By Seth Daniel
Just as the City is about ready to name the new Community Preservation Act (CPA) Board members in the next month, the state’s matching fund is at record lows and almost down to nothing.
The CPA was voted in last November by Chelsea voters, and it is a program that began in 2000 whereby cities can collect a surcharge on property tax bills, and the state makes a matching contribution. Through the local board, that pot of money can be used on parks, historic preservation and affordable housing. Now, however, the state’s contribution is dwindling.
Last year, the matching contribution was at 20 percent – after having been at 100 percent for many years – and this year with Chelsea, Boston and seven other cities joining those who already are participating in the CPA, that state match is estimated to be down to as little as 10 percent.
Ambrosino said there is legislation that would put a surcharge on all property deeds, which could essentially bring it up to a state match of 50 percent.
“Something is going to happen, but I don’t know if it is going to get to 50 percent,” he said. “Even if we get to 25 percent, that would be okay. Anything below 20 percent would be disastrous.”
That said, it isn’t deterring the City from continuing its aggressive plan to collect surcharges this fiscal year (ending June 30) and distributing that money this fall.

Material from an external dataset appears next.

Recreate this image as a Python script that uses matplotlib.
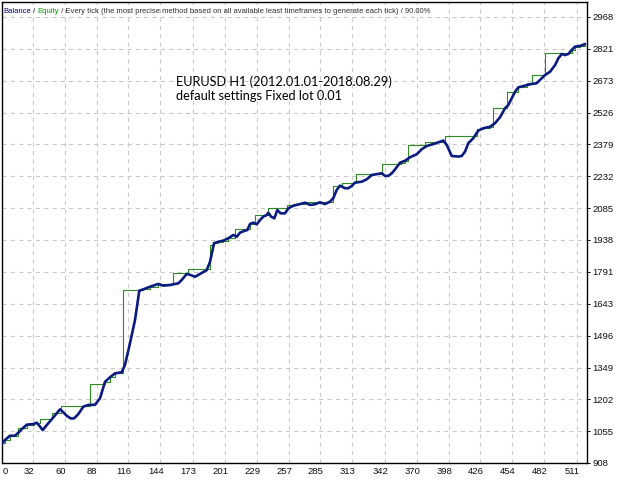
import matplotlib
matplotlib.use('Agg')
import matplotlib.pyplot as plt
from matplotlib.transforms import ScaledTranslation
from matplotlib import font_manager as fm

plt.rcParams['lines.scale_dashes'] = False

# ---------------- data ----------------
equity_x = [4.7, 7.3, 11.7, 16.1, 19.1, 22.0, 26.5, 32.3, 35.3, 38.2, 40.5, 44.1, 48.5, 52.9,
            55.8, 58.7, 61.7, 65.2, 68.1, 71.9, 76.3, 80.7, 86.6, 91.0, 95.4, 99.8, 104.2,
            110.1, 113.0, 117.4, 121.8, 125.6, 129.1, 135.0, 142.3, 146.7, 152.6, 160.0,
            162.9, 167.3, 170.9, 174.7, 179.1, 185.0, 187.9, 191.4, 195.2, 199.6, 204.0,
            208.4, 211.4, 214.3, 218.7, 220.7, 223.1, 226.0, 229.0, 231.9, 234.8, 237.8,
            239.2, 241.6, 244.5, 247.1, 250.1, 253.9, 256.8, 261.2, 267.1, 271.5, 275.9,
            280.3, 284.7, 289.1, 293.5, 296.4, 299.4, 302.3, 306.7, 309.6, 312.6, 315.5,
            321.4, 325.8, 330.2, 336.1, 339.1, 342.0, 344.9, 347.9, 350.8, 355.2, 359.6,
            364.0, 369.9, 374.3, 378.7, 384.5, 388.9, 393.3, 396.3, 400.7, 406.5, 409.5,
            412.4, 415.3, 419.7, 424.1, 428.5, 434.4, 438.8, 443.2, 447.6, 450.6, 453.5,
            456.5, 459.4, 463.8, 469.7, 475.5, 480.0, 482.9, 487.3, 491.7, 494.6, 497.6,
            500.5, 503.4, 506.4, 509.3, 513.7, 518.1]
equity_y = [999, 1014, 1034, 1034, 1048, 1064, 1085, 1088, 1094, 1076, 1060, 1083, 1110, 1138,
            1156, 1142, 1126, 1114, 1114, 1134, 1168, 1176, 1177, 1207, 1283, 1304, 1322,
            1327, 1361, 1461, 1568, 1704, 1710, 1722, 1735, 1727, 1730, 1738,
            1753, 1781, 1776, 1768, 1781, 1799, 1838, 1923, 1930, 1935, 1946,
            1961, 1953, 1972, 1981, 1984, 2012, 2018, 2010, 2030, 2046, 2053,
            2064, 2046, 2038, 2076, 2061, 2061, 2084, 2096, 2104, 2110, 2100,
            2103, 2112, 2104, 2115, 2131, 2169, 2189, 2177, 2177, 2187, 2203,
            2207, 2218, 2238, 2243, 2246, 2234, 2234, 2246, 2264, 2295, 2304,
            2320, 2334, 2357, 2372, 2381, 2389, 2397, 2377, 2326, 2323, 2326,
            2346, 2385, 2408, 2443, 2454, 2461, 2477, 2505, 2546, 2562, 2592,
            2623, 2643, 2649, 2657, 2662, 2685, 2700, 2715, 2746, 2777, 2797,
            2792, 2797, 2816, 2831, 2834, 2843]

balance_x = [4.7, 7.3, 11.7, 18.8, 26.7, 32.9, 38.2, 48.7, 56.7, 82.2, 95.4, 99.8, 104.2,
             111.3, 128.9, 135.0, 142.0, 155.3, 168.5, 187.9, 191.4, 194.9, 199.3, 203.7,
             209.9, 223.1, 227.5, 238.9, 255.7, 260.9, 271.5, 296.2, 303.8, 316.4, 339.1,
             356.1, 359.6, 362.0, 377.2, 394.8, 423.0, 428.3, 434.4, 437.3, 449.1, 459.1,
             466.7, 471.1, 482.8, 506.4, 509.3, 513.7, 518.1]
balance_y = [1000, 1014, 1034, 1068, 1085, 1094, 1110, 1139, 1173, 1273, 1283, 1304, 1322,
             1707, 1710, 1722, 1735, 1784, 1804, 1915, 1923, 1930, 1935, 1946,
             1987, 2012, 2053, 2084, 2100, 2103, 2115, 2187, 2200, 2243, 2288,
             2295, 2304, 2377, 2389, 2418, 2449, 2454, 2461, 2546, 2620, 2643,
             2665, 2700, 2803, 2816, 2831, 2834, 2843]

x_labels = ['0', '32', '60', '88', '116', '144', '173', '201', '229', '257', '285', '313',
            '342', '370', '398', '426', '454', '482', '511']
x_grid = [32, 60, 88, 116, 144, 173, 201, 229, 257, 285, 313, 342, 370, 398, 426, 454,
          482, 511]
y_ticks = [908, 1055, 1202, 1349, 1496, 1643, 1791, 1938, 2085, 2232, 2379, 2526, 2673,
           2821, 2968]
x_range = (4.7, 519.8)
y_range = (908, 3037)

title_parts = [('Balance', '#000080'), (' / ', '#303030'), ('Equity', '#00A000'),
               (' / Every tick (the most precise method based on all available least '
                'timeframes to generate each tick) / 90.00%', '#303030')]
note = 'EURUSD H1 (2012.01.01-2018.08.29)\ndefault settings Fixed lot 0.01'


def pick_font(cands):
    for c in cands:
        try:
            fm.findfont(fm.FontProperties(family=c), fallback_to_default=False)
            return c
        except Exception:
            pass
    return 'DejaVu Sans'


head_font = pick_font(['Liberation Sans Narrow', 'Liberation Sans'])

# ---------------- figure ----------------
fig = plt.figure(figsize=(6.4, 4.8), dpi=100)
fig.patch.set_facecolor('white')
ax = fig.add_axes([2 / 640, 17 / 480, 585 / 640, 461 / 480])
ax.set_xlim(*x_range)
ax.set_ylim(*y_range)

ax.step(balance_x, balance_y, where='post', color='#2E8B22', lw=0.8, zorder=3)
ax.plot(equity_x, equity_y, color='#0B1A80', lw=1.9, solid_joinstyle='round',
        solid_capstyle='round', zorder=4)

# ticks and grid
ax.xaxis.remove_overlapping_locs = False
ax.set_xticks([x_range[0]] + x_grid, x_labels)
ax.set_xticks(x_grid, minor=True)
ax.set_yticks(y_ticks)
ax.grid(False)
ax.grid(True, which='minor', axis='x', color='#C8C8C8', lw=0.75, ls=(0, (3, 3)))
ax.grid(True, which='major', axis='y', color='#C8C8C8', lw=0.75, ls=(0, (3, 3)))
ax.set_axisbelow(True)

ax.tick_params(axis='x', which='both', length=0, pad=3.2, labelsize=6.8,
               labelcolor='#101010')
for i, lbl in enumerate(ax.get_xticklabels()):
    lbl.set_fontfamily('Liberation Sans')
    if i == 0:
        lbl.set_ha('left')
        lbl.set_transform(lbl.get_transform() + ScaledTranslation(1 / 100, 0, fig.dpi_scale_trans))
    else:
        lbl.set_transform(lbl.get_transform() + ScaledTranslation(-4.5 / 100, 0, fig.dpi_scale_trans))

ax.yaxis.tick_right()
ax.tick_params(axis='y', which='major', direction='out', length=2.5, width=0.7, pad=1.5,
               labelsize=6.8, labelcolor='#101010')
for lbl in ax.get_yticklabels():
    lbl.set_fontfamily('Liberation Sans')

for sp in ax.spines.values():
    sp.set_color('black')
    sp.set_linewidth(1.0)

# header text, multi-coloured
fs = 6.8
prev = None
texts = []
for s, c in title_parts:
    if prev is None:
        t = fig.text(3.5 / 640, 1 - 15 / 480, s, color=c, fontsize=fs,
                     family=head_font, ha='left', va='bottom')
    else:
        t = ax.annotate(s, xy=(1, 0), xycoords=prev, color=c, fontsize=fs,
                        family=head_font, ha='left', va='bottom')
    texts.append(t)
    prev = t
fig.canvas.draw()
r = fig.canvas.get_renderer()
x0 = texts[0].get_window_extent(r).x0
x1 = texts[-1].get_window_extent(r).x1
scale = 430.0 / (x1 - x0)
for t in texts:
    t.set_fontsize(fs * scale)

fig.text(176 / 640, 1 - 75 / 480, note, fontsize=9.2, family='Lato', color='black',
         ha='left', va='top', linespacing=1.2)

fig.savefig('out.png', dpi=100, facecolor='white')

Ambrosino said there are five members of the Board that are mandatory, mostly City workers, and there are four citizens which he has chosen and will put forth to the City Council this month for consideration.
“The state situation is not deterring us at all,” he said. “We’re collecting the surcharge and we’ve collected more than $500,000 in local monies.”
He said it will be a story to watch in the coming months, as the voters approved the measure based on the fact that there would be a significant state match to the local funds collected.